A California man captured video footage of a mountain lion moving through his backyard in the latest incident highlighting the collision between wild animals and people as the state becomes more and more developed.
Patrick Osgood initially thought a large dog was loose in the yard but soon realized it was a mountain lion.
He grabbed his phone and began recording the animal as it strode outside his house. While the family has seen wild animals in the area before, nothing compared to being so close.
"It was just amazing to me that he was right there where we hang out on a daily basis," Osgood said.
Either before or after entering the yard, neighbors believe the mountain lion attacked a cat nearby.
"When they got back last night they found a pool of blood and the cat was gone," he said, adding that he's now a "little skittish" given the "close call" with the large creature.
As development swallows up some mountain lion habitat, the creatures have increasingly been seen in some neighborhoods where they weren't before.

In February, a mountain lion was shot dead after killing sheep on successive nights and trying again on the third night.
The animal was just 20 feet from the front door of the home of Alejandra Calderon, who lives in the Napa area with her husband and three young children.
The lion Calderon shot was trapped the week before and fitted with an electronic collar as part of an Audubon Canyon Research Project, and its death was the third time in the two-and-a-half-year program that one of the cats in the study has been killed after preying on livestock.
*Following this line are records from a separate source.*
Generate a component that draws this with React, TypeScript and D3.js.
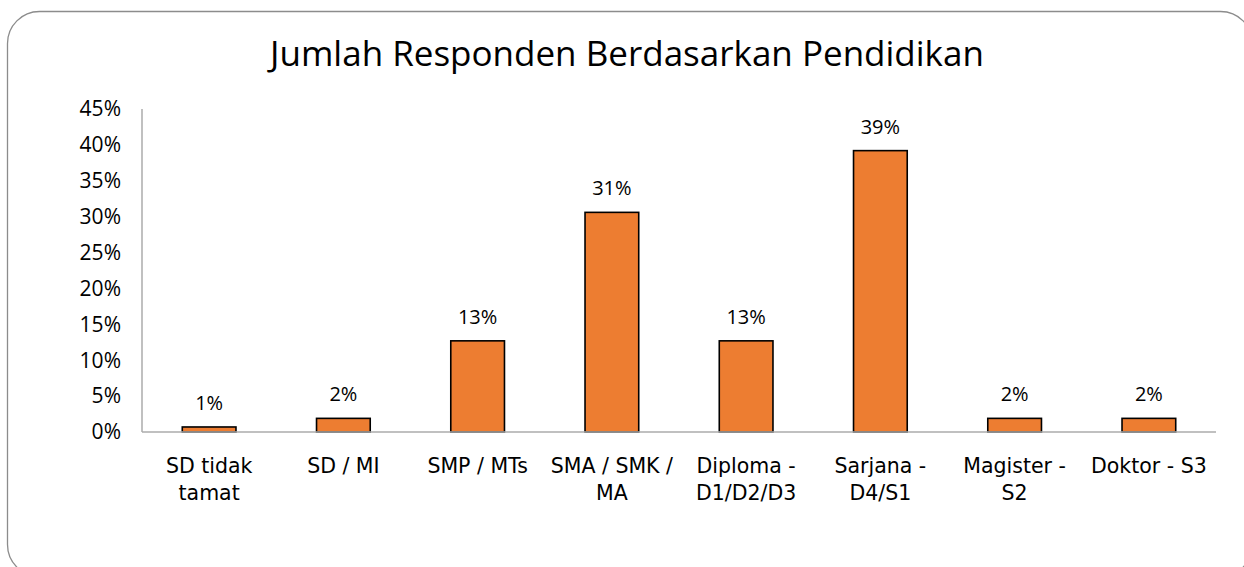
import React from "react";
import * as d3 from "d3";

const categories: string[][] = [
  ["SD tidak", "tamat"],
  ["SD / MI"],
  ["SMP / MTs"],
  ["SMA / SMK /", "MA"],
  ["Diploma -", "D1/D2/D3"],
  ["Sarjana -", "D4/S1"],
  ["Magister -", "S2"],
  ["Doktor - S3"],
];
const values: number[] = [0.7, 1.9, 12.7, 30.6, 12.7, 39.2, 1.9, 1.9];
const valueLabels: string[] = ["1%", "2%", "13%", "31%", "13%", "39%", "2%", "2%"];
const yTicks: number[] = [0, 5, 10, 15, 20, 25, 30, 35, 40, 45];
const title = "Jumlah Responden Berdasarkan Pendidikan";

const W = 1244;
const H = 567;
const FONT = "'Open Sans', sans-serif";
const CAT_FONT = "'DejaVu Sans', sans-serif";

export default function App() {
  const left = 142, right = 1216, top = 109, bottom = 432;
  const x = d3.scaleBand<number>().domain(d3.range(categories.length)).range([left, right]).paddingInner(0.6).paddingOuter(0.3);
  const y = d3.scaleLinear().domain([0, 45]).range([bottom, top]);
  return (
    <svg width={W} height={H} style={{ position: "absolute", left: 0, top: 0, background: "#fff" }}>
      <rect x={7.5} y={11.5} width={1245} height={565} rx={32} ry={32} fill="#fff" stroke="#8c8c8c" strokeWidth={1.3} />
      <text x={627} y={66} textAnchor="middle" fontFamily={FONT} fontSize={35} fill="#000">{title}</text>
      {yTicks.map((t) => (
        <text key={t} x={121} y={y(t)} dy="0.35em" textAnchor="end" fontFamily={FONT} fontSize={21} fill="#000">{t}%</text>
      ))}
      <line x1={left} x2={left} y1={top} y2={bottom} stroke="#ababab" strokeWidth={1.5} />
      {values.map((v, i) => {
        const cx = x(i)! + x.bandwidth() / 2;
        return (
          <g key={i}>
            <rect x={x(i)!} y={y(v)} width={x.bandwidth()} height={bottom - y(v)} fill="#ED7D31" stroke="#000" strokeWidth={1.6} />
            <text x={cx} y={y(v) - 24} dy="0.35em" textAnchor="middle" fontFamily={FONT} fontSize={20} fill="#000">{valueLabels[i]}</text>
            <text x={cx} y={473} textAnchor="middle" fontFamily={CAT_FONT} fontSize={20.5} fill="#000">
              {categories[i].map((line, j) => (
                <tspan key={j} x={cx} dy={j === 0 ? 0 : 27}>{line}</tspan>
              ))}
            </text>
          </g>
        );
      })}
      <line x1={left} x2={right} y1={bottom} y2={bottom} stroke="#ababab" strokeWidth={1.5} />
    </svg>
  );
}
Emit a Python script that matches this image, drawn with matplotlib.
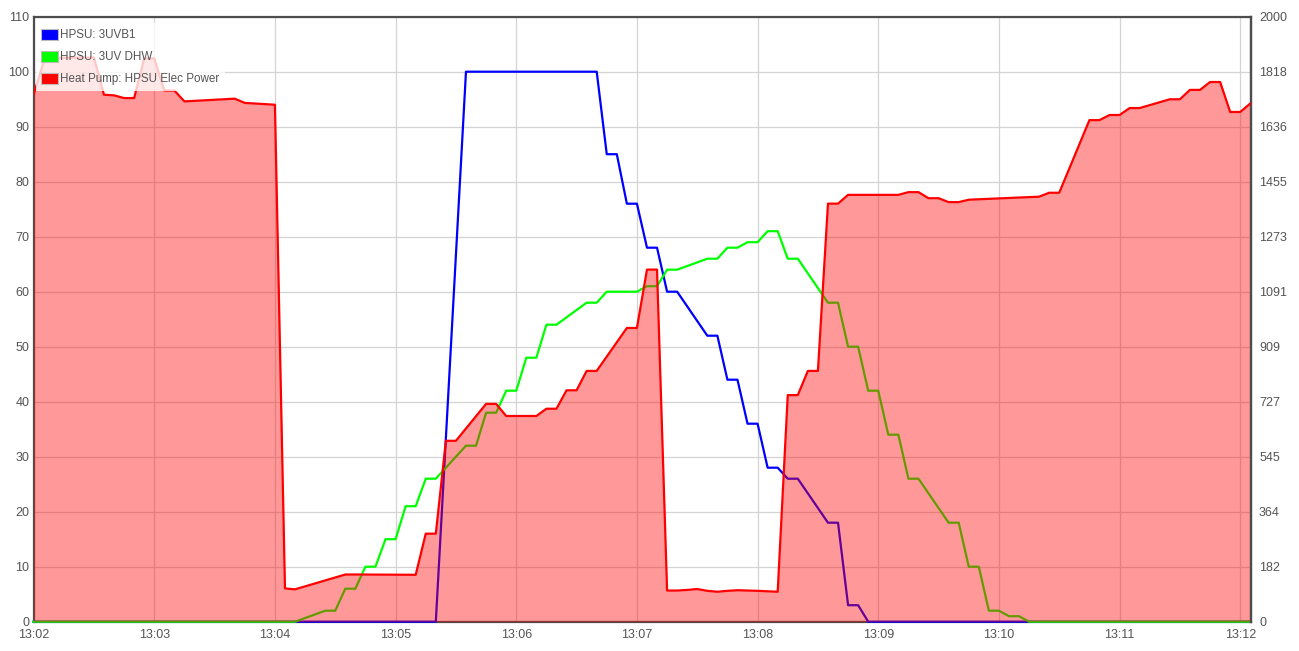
import matplotlib
matplotlib.use("Agg")
import matplotlib.pyplot as plt
from matplotlib.patches import Patch

# ---- data (time in seconds after 13:02:00) ----
blue_t = [0, 200, 215, 280, 285, 290, 295, 300, 305, 310, 315, 320, 335, 340, 345, 350,
          355, 360, 365, 370, 375, 380, 395, 400, 405, 410, 415, 605]
blue_v = [0, 0, 100, 100, 85, 85, 76, 76, 68, 68, 60, 60, 52, 52, 44, 44,
          36, 36, 28, 28, 26, 26, 18, 18, 3, 3, 0, 0]

green_t = [0, 130, 145, 150, 155, 160, 165, 170, 175, 180, 185, 190, 195, 200, 215, 220,
           225, 230, 235, 240, 245, 250, 255, 260, 275, 280, 285, 300, 305, 310, 315, 320,
           335, 340, 345, 350, 355, 360, 365, 370, 375, 380, 395, 400, 405, 410, 415, 420,
           425, 430, 435, 440, 455, 460, 465, 470, 475, 480, 485, 490, 495, 605]
green_v = [0, 0, 2, 2, 6, 6, 10, 10, 15, 15, 21, 21, 26, 26, 32, 32,
           38, 38, 42, 42, 48, 48, 54, 54, 58, 58, 60, 60, 61, 61, 64, 64,
           66, 66, 68, 68, 69, 69, 71, 71, 66, 66, 58, 58, 50, 50, 42, 42,
           34, 34, 26, 26, 18, 18, 10, 10, 2, 2, 1, 1, 0, 0]

red_t = [0, 5, 10, 30, 35, 40, 45, 50, 55, 60, 65, 70, 75, 100, 105, 115, 120,
         125, 130, 155, 160, 190, 195, 200, 205, 210, 225, 230, 235, 250, 255, 260,
         265, 270, 275, 280, 295, 300, 305, 310, 315, 320, 325, 330, 335, 340, 345,
         350, 355, 360, 370, 375, 380, 385, 390, 395, 400, 405, 430, 435, 440, 445,
         450, 455, 460, 465, 500, 505, 510, 525, 530, 535, 540, 545, 550, 565, 570,
         575, 580, 585, 590, 595, 600, 605]
red_v = [1742, 1851, 1864, 1865, 1742, 1740, 1731, 1731, 1862, 1862, 1756, 1756, 1720, 1729, 1715, 1711, 1709,
         110, 107, 156, 156, 155, 291, 291, 598, 598, 720, 720, 680, 680, 704, 704,
         765, 765, 829, 829, 971, 971, 1164, 1164, 103, 103, 105, 108, 102, 99, 102,
         104, 103, 102, 99, 749, 749, 829, 829, 1382, 1382, 1411, 1411, 1420, 1420, 1400,
         1400, 1387, 1387, 1395, 1405, 1418, 1418, 1658, 1658, 1675, 1675, 1698, 1698, 1727, 1727,
         1758, 1758, 1784, 1784, 1685, 1685, 1713]

x_ticks = [0, 60, 120, 180, 240, 300, 360, 420, 480, 540, 600]
x_labels = ["13:02", "13:03", "13:04", "13:05", "13:06", "13:07", "13:08", "13:09", "13:10", "13:11", "13:12"]
left_ticks = [0, 10, 20, 30, 40, 50, 60, 70, 80, 90, 100, 110]
right_ticks = [0, 2000 / 11, 4000 / 11, 6000 / 11, 8000 / 11, 10000 / 11, 12000 / 11, 14000 / 11,
               16000 / 11, 18000 / 11, 20000 / 11, 2000]
right_labels = ["0", "182", "364", "545", "727", "909", "1091", "1273", "1455", "1636", "1818", "2000"]

series_names = ["HPSU: 3UVB1", "HPSU: 3UV DHW", "Heat Pump: HPSU Elec Power"]
series_colors = ["#0000ff", "#00ff00", "#ff0000"]

plt.rcParams['font.family'] = ['Liberation Sans', 'DejaVu Sans']
TXT = "#545454"

fig = plt.figure(figsize=(12.99, 6.51), dpi=100)
W, H = 1299, 651
x0, x1, ytop, ybot = 33.6, 1250.7, 16.7, 621.7
ax = fig.add_axes([x0 / W, (H - ybot) / H, (x1 - x0) / W, (ybot - ytop) / H])
ax2 = ax.twinx()

ax.set_xlim(0, 605.2)
ax.set_ylim(0, 110)
ax2.set_ylim(0, 2000)

ax.set_xticks(x_ticks)
ax.set_xticklabels(x_labels)
ax.set_yticks(left_ticks)
ax2.set_yticks(right_ticks)
ax2.set_yticklabels(right_labels)

ax.grid(True, color="#d4d4d4", linewidth=0.9)
ax.set_axisbelow(True)

for s in ax.spines.values():
    s.set_color("#4d4d4d")
    s.set_linewidth(1.6)
    s.set_zorder(2.5)
for name, s in ax2.spines.items():
    s.set_color("#4d4d4d")
    s.set_linewidth(1.6)
    s.set_visible(name == "right")

ax.tick_params(axis='both', length=0, labelsize=9, colors=TXT, pad=3)
ax.tick_params(axis='x', pad=5)
ax2.tick_params(axis='y', length=0, labelsize=9, colors=TXT, pad=6)

ax.plot(blue_t, blue_v, color=series_colors[0], linewidth=1.6, zorder=3, clip_on=False)
ax.plot(green_t, green_v, color=series_colors[1], linewidth=1.6, zorder=3, clip_on=False)

ax2.fill_between(red_t, red_v, 0, color="#ff0000", alpha=0.4, linewidth=0, zorder=2)
ax2.plot(red_t, red_v, color=series_colors[2], linewidth=1.6, zorder=3)

handles = [Patch(facecolor=c, edgecolor="#bbbbbb", linewidth=0.8) for c in series_colors]
leg = ax2.legend(handles, series_names, loc="upper left", fontsize=8.4, frameon=True,
                 bbox_to_anchor=(2.0 / 1217, 1 - 6.0 / 605),
                 framealpha=0.78, edgecolor="none", facecolor="white", fancybox=False,
                 handlelength=1.38, handleheight=1.1, handletextpad=0.22, labelspacing=0.82,
                 borderpad=0.5, borderaxespad=0.0)
for t in leg.get_texts():
    t.set_color(TXT)
leg.set_zorder(10)

fig.savefig("out.png", dpi=100)
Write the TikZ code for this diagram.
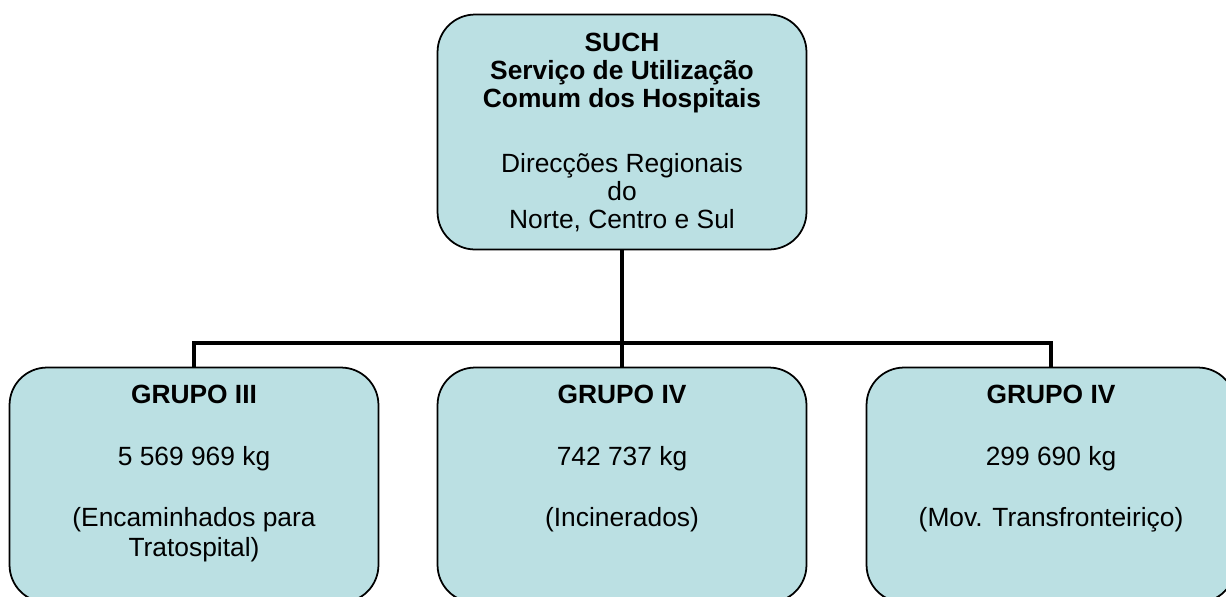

Calderon told the Press Democrat that she and her husband killed the lion because it kept killing their sheep, despite their best efforts to prevent it. Just before being shot, it was also close to their house.
“Of course, I totally understand people being upset, whoever was tracking these animals. But that was not our intention to just do it for the heck,” she said. “We would never do anything like that. We did it for safety.”
“Regardless of what you hear, we don’t know how many there are,” Justin Dellinger, a senior environmental scientist with Fish and Wildlife’s Wildlife Investigations Laboratory, told the Tribune. “If you don’t know how much of something there is, you don’t know their status. You don’t know what you need to do to protect them."
While attacks by the cougars can be deadly, they remain rare, officials in San Bernardino said on Feb. 16, reporting that a homeowner noticed one hanging out in a tree outside their house. But attacks on pets and livestock are more common. The lion was tranquilized and taken to a suitable habitat.
Authorities noted that young mountain lions often wander outside their normal habitat, trying to establish their territory.